Governments and the services they provide the public are being threatened as never before by fiscal crises in every corner of the globe. While countries have been able to withstand deficits in the past, the scale and uncertainty of current financial challenges are testing the ability of governments to meet even their most basic commitments to citizens.
Governments at every level around the world are finding it difficult, if not impossible, to balance revenues and expenditures. In the US, 48 out of 50 states face budget shortfalls in 2010 and even larger shortfalls are projected for 2011. California's shortfall, alone, is almost $52 billion, a staggering 56% of the state's general fund budget. And the states of Arizona, Nevada, Illinois, New York and New Jersey are not far behind.
The situation in the states mirrors the situation being faced by Greece and Portugal (each with populations of 11 million, roughly the same as Ohio with 11.5 million) or Ireland (with 4.5 million people, about the same as Louisiana or South Carolina.) Greece is seeking its own bailout, but imagine the consequences if California, Texas or Ohio were to fail.
In addition to determining how to stay solvent as revenues plummet, the public sector must overcome two huge hurdles impeding their success: a crisis of confidence among citizens in the government's ability to meet their needs, and a political crisis that is eroding public support for meaningful reform and creating inertia at the legislative level.

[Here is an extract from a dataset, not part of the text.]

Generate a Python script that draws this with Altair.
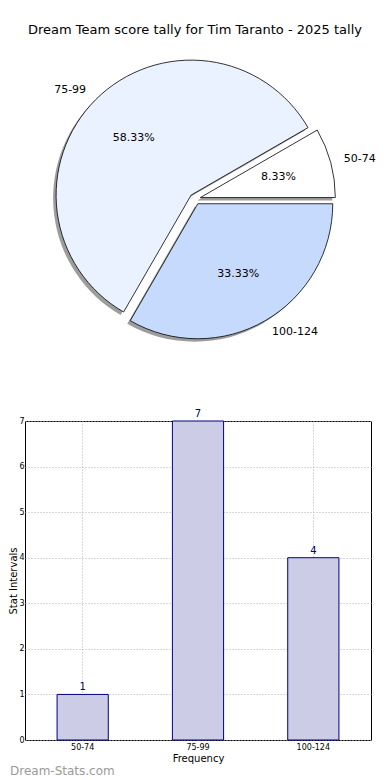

While fixing its own problems, government must help citizens wrestle with increasing debt, unemployment, shrinking pensions and foreclosures.
Before anything can be fixed, government leaders must be willing to face up to today's economic reality by exercising strong and decisive leadership, regardless of the political ramifications, in order to restore public confidence. Political decisions are fraught with consequences that carry over into the next election cycle. However, there's no way to fix problems without demonstrating the courage to lay out real solutions -- no matter how unpopular -- that are easy for citizens to understand.
In the short-term, this may require such painful actions as reducing or freezing salaries and benefits. Longer term, however, the public sector has much to gain by adapting innovative solutions that have been used by the private sector and some governments to rethink and reshape the way governments work.
For starters, government must aggressively apply the technology and innovation that can increase efficiency and reduce operating costs. Successful companies that embrace these principles not only survive economic downturns, but enter the recovery in a stronger position. There's no reason why governments cannot do this as well.
One time-tested solution that began in the private sector is the sharing of back-office services across agencies -- human resources, accounting, purchasing, fleet management and information technology. New York is considering merging and consolidating seven agencies and authorities, a move that could save an estimated $14.8 million per year. And, the state of Washington has eliminated at least 75 commissions and boards and closed 25 drivers' license centers across the state, replacing them with online kiosks.
On the job front, the German Labor Agency -- Bundesagentur für Arbeit -- has had tremendous success with a Virtual Labor Market. The system links job seekers, employers and employment agencies with job training and employment opportunities, and has become the largest e-government application in Europe with more than a million users every day. To date, more than 5 million workers have found jobs through the virtual market.
With 30+ gubernatorial races in this year's elections, incumbents and new governors should look at the German system and consider other innovative solutions to ease persistent and historically high unemployment rates.
It's clear that solutions do exist. But again, it will take courage and tenacity by our public sector leaders to shed old ways of doing business, embrace innovation and ensure that government will be able to join in the recovery that has already begun in the private sector. The fiscal issues facing the government are difficult, but solvable. Rapid and concerted action can pull governments back from the brink.
When recovery does come, however, government leaders must avoid the temptation to slip back into the old ways of doing business. Everything they do now must focus on building an operation that can be sustained in any economic environment.
We can only hope they choose the right path. Nobody wants to find out if governments are really too big to fail.